Entries with chart source code:
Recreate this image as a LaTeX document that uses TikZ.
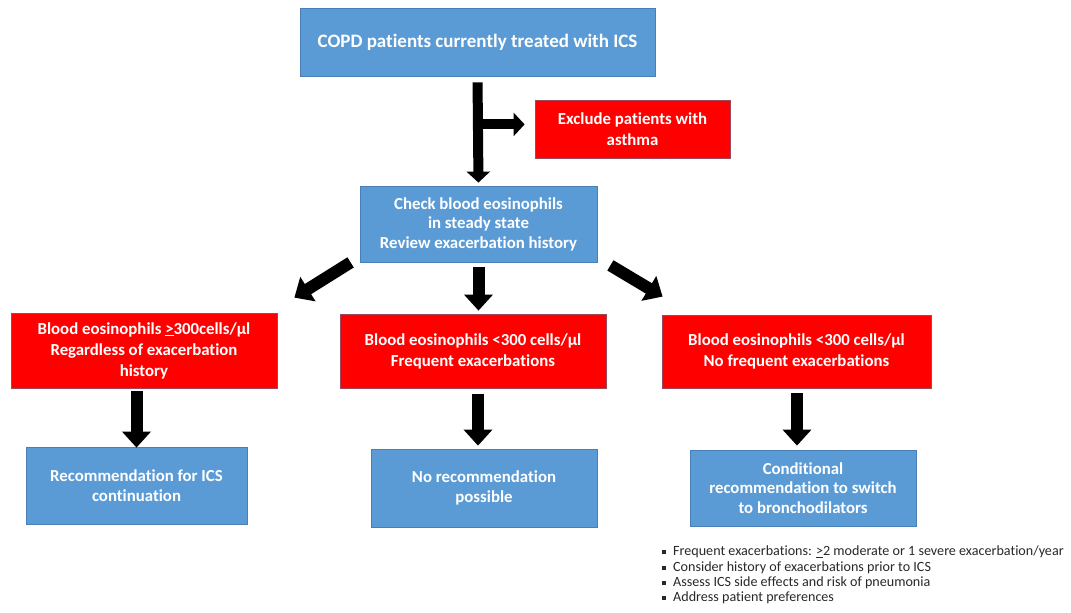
\documentclass[tikz,border=0pt]{standalone}
\usepackage{fontspec}
\setmainfont[Ligatures={NoCommon}]{Carlito}
\usetikzlibrary{arrows.meta,calc}
\definecolor{boxblue}{HTML}{5B9BD5}
\definecolor{blueedge}{HTML}{4A7FB5}
\definecolor{boxred}{HTML}{FF0000}
\definecolor{rededge}{HTML}{9A4A5A}
\tikzset{
  bluebox/.style={fill=boxblue, draw=blueedge, line width=0.8pt, inner sep=0pt, align=center, text=white, font=\bfseries\fontsize{16.8}{19.5}\selectfont},
  redbox/.style={fill=boxred, draw=rededge, line width=0.8pt, inner sep=0pt, align=center, text=white, font=\bfseries\fontsize{16.8}{21}\selectfont},
  thinarrow/.style={line width=10pt, -{Triangle[width=23pt,length=11pt]}},
  bigarrow/.style={line width=12pt, -{Triangle[width=28pt,length=16pt]}},
}
\begin{document}
\begin{tikzpicture}[x=1pt,y=-1pt]
\useasboundingbox (0,0) rectangle (1071,613);
% boxes
\node[bluebox, minimum width=355pt, minimum height=68pt, font=\bfseries\fontsize{19}{22}\selectfont] (top) at (477.5,42) {COPD patients currently treated with ICS};
\node[redbox, minimum width=195pt, minimum height=58pt] (excl) at (632.5,129) {Exclude patients with\\asthma};
\node[bluebox, minimum width=237pt, minimum height=76pt] (check) at (478.5,224) {Check blood eosinophils\\in steady state\\Review exacerbation history};
\node[redbox, minimum width=266pt, minimum height=75pt] (rl) at (144,350.5) {Blood eosinophils \underline{>}300cells/µl\\Regardless of exacerbation\\history};
\node[redbox, minimum width=266pt, minimum height=74pt] (rm) at (473,351) {Blood eosinophils <300 cells/µl\\Frequent exacerbations};
\node[redbox, minimum width=269pt, minimum height=73pt] (rr) at (796.5,351.5) {Blood eosinophils <300 cells/µl\\No frequent exacerbations};
\node[bluebox, minimum width=221pt, minimum height=77pt] (bl) at (136.5,485.5) {Recommendation for ICS\\continuation};
\node[bluebox, minimum width=226pt, minimum height=78pt] (bm) at (484,488) {No recommendation\\possible};
\node[bluebox, minimum width=226pt, minimum height=76pt] (br) at (803,488) {Conditional\\recommendation to switch\\to bronchodilators};
% notes
\node[anchor=north west, inner sep=0pt, align=left, font=\fontsize{14.1}{15.3}\selectfont, text={rgb,255:red,40;green,40;blue,40}] (notes) at (662,546)
{\rule[1.5pt]{4pt}{4pt}\hspace{7pt}Frequent exacerbations: \underline{>}2 moderate or 1 severe exacerbation/year\\
\rule[1.5pt]{4pt}{4pt}\hspace{7pt}Consider history of exacerbations prior to ICS\\
\rule[1.5pt]{4pt}{4pt}\hspace{7pt}Assess ICS side effects and risk of pneumonia\\
\rule[1.5pt]{4pt}{4pt}\hspace{7pt}Address patient preferences};
% arrows
\coordinate (branch) at ($(top.south)+(0,48)$);
\coordinate (ms) at ($(rm.south)+(5,0)$);
\coordinate (rs) at ($(rr.south)+(0.5,0)$);
\draw[thinarrow, shorten <=6pt, shorten >=3pt] (top.south) -- (check.north);
\draw[thinarrow, shorten >=10pt] ($(branch)+(-0.5,0)$) -- (branch -| excl.west);
\draw[bigarrow, shorten <=5pt, shorten >=3pt] (check.south) -- (check.south |- rm.north);
\draw[bigarrow] ($(check.south west)+(-9,0)$) -- ($(rl.north east)+(17,-15)$);
\draw[bigarrow] ($(check.south east)+(13,3)$) -- ($(rr.north west)+(1,-18)$);
\draw[bigarrow, shorten <=3pt, shorten >=0pt] (bl.north |- rl.south) -- ($(bl.north)+(0,1)$);
\draw[bigarrow, shorten <=6pt, shorten >=3pt] (ms) -- (ms |- bm.north);
\draw[bigarrow, shorten <=5pt, shorten >=4pt] (rs) -- (rs |- br.north);
\end{tikzpicture}
\end{document}
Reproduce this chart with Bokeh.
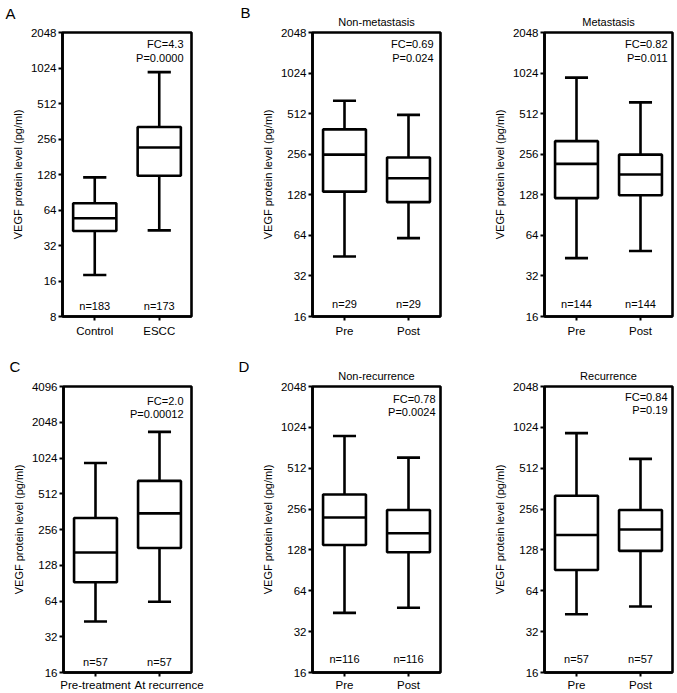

**Instructions for the task:** Transcribe all of the records above character for character. Exclude the pictures.

**Response:**
Recreate this image as a LaTeX document that uses TikZ.
\documentclass[tikz,border=0pt]{standalone}
\usepackage{fontspec}
\setmainfont[Ligatures={NoCommon}]{Carlito}
\usetikzlibrary{arrows.meta,calc}
\definecolor{boxblue}{HTML}{5B9BD5}
\definecolor{blueedge}{HTML}{4A7FB5}
\definecolor{boxred}{HTML}{FF0000}
\definecolor{rededge}{HTML}{9A4A5A}
\tikzset{
  bluebox/.style={fill=boxblue, draw=blueedge, line width=0.8pt, inner sep=0pt, align=center, text=white, font=\bfseries\fontsize{16.8}{19.5}\selectfont},
  redbox/.style={fill=boxred, draw=rededge, line width=0.8pt, inner sep=0pt, align=center, text=white, font=\bfseries\fontsize{16.8}{21}\selectfont},
  thinarrow/.style={line width=10pt, -{Triangle[width=23pt,length=11pt]}},
  bigarrow/.style={line width=12pt, -{Triangle[width=28pt,length=16pt]}},
}
\begin{document}
\begin{tikzpicture}[x=1pt,y=-1pt]
\useasboundingbox (0,0) rectangle (1071,613);
% boxes
\node[bluebox, minimum width=355pt, minimum height=68pt, font=\bfseries\fontsize{19}{22}\selectfont] (top) at (477.5,42) {COPD patients currently treated with ICS};
\node[redbox, minimum width=195pt, minimum height=58pt] (excl) at (632.5,129) {Exclude patients with\\asthma};
\node[bluebox, minimum width=237pt, minimum height=76pt] (check) at (478.5,224) {Check blood eosinophils\\in steady state\\Review exacerbation history};
\node[redbox, minimum width=266pt, minimum height=75pt] (rl) at (144,350.5) {Blood eosinophils \underline{>}300cells/µl\\Regardless of exacerbation\\history};
\node[redbox, minimum width=266pt, minimum height=74pt] (rm) at (473,351) {Blood eosinophils <300 cells/µl\\Frequent exacerbations};
\node[redbox, minimum width=269pt, minimum height=73pt] (rr) at (796.5,351.5) {Blood eosinophils <300 cells/µl\\No frequent exacerbations};
\node[bluebox, minimum width=221pt, minimum height=77pt] (bl) at (136.5,485.5) {Recommendation for ICS\\continuation};
\node[bluebox, minimum width=226pt, minimum height=78pt] (bm) at (484,488) {No recommendation\\possible};
\node[bluebox, minimum width=226pt, minimum height=76pt] (br) at (803,488) {Conditional\\recommendation to switch\\to bronchodilators};
% notes
\node[anchor=north west, inner sep=0pt, align=left, font=\fontsize{14.1}{15.3}\selectfont, text={rgb,255:red,40;green,40;blue,40}] (notes) at (662,546)
{\rule[1.5pt]{4pt}{4pt}\hspace{7pt}Frequent exacerbations: \underline{>}2 moderate or 1 severe exacerbation/year\\
\rule[1.5pt]{4pt}{4pt}\hspace{7pt}Consider history of exacerbations prior to ICS\\
\rule[1.5pt]{4pt}{4pt}\hspace{7pt}Assess ICS side effects and risk of pneumonia\\
\rule[1.5pt]{4pt}{4pt}\hspace{7pt}Address patient preferences};
% arrows
\coordinate (branch) at ($(top.south)+(0,48)$);
\coordinate (ms) at ($(rm.south)+(5,0)$);
\coordinate (rs) at ($(rr.south)+(0.5,0)$);
\draw[thinarrow, shorten <=6pt, shorten >=3pt] (top.south) -- (check.north);
\draw[thinarrow, shorten >=10pt] ($(branch)+(-0.5,0)$) -- (branch -| excl.west);
\draw[bigarrow, shorten <=5pt, shorten >=3pt] (check.south) -- (check.south |- rm.north);
\draw[bigarrow] ($(check.south west)+(-9,0)$) -- ($(rl.north east)+(17,-15)$);
\draw[bigarrow] ($(check.south east)+(13,3)$) -- ($(rr.north west)+(1,-18)$);
\draw[bigarrow, shorten <=3pt, shorten >=0pt] (bl.north |- rl.south) -- ($(bl.north)+(0,1)$);
\draw[bigarrow, shorten <=6pt, shorten >=3pt] (ms) -- (ms |- bm.north);
\draw[bigarrow, shorten <=5pt, shorten >=4pt] (rs) -- (rs |- br.north);
\end{tikzpicture}
\end{document}
Reproduce this chart with Bokeh.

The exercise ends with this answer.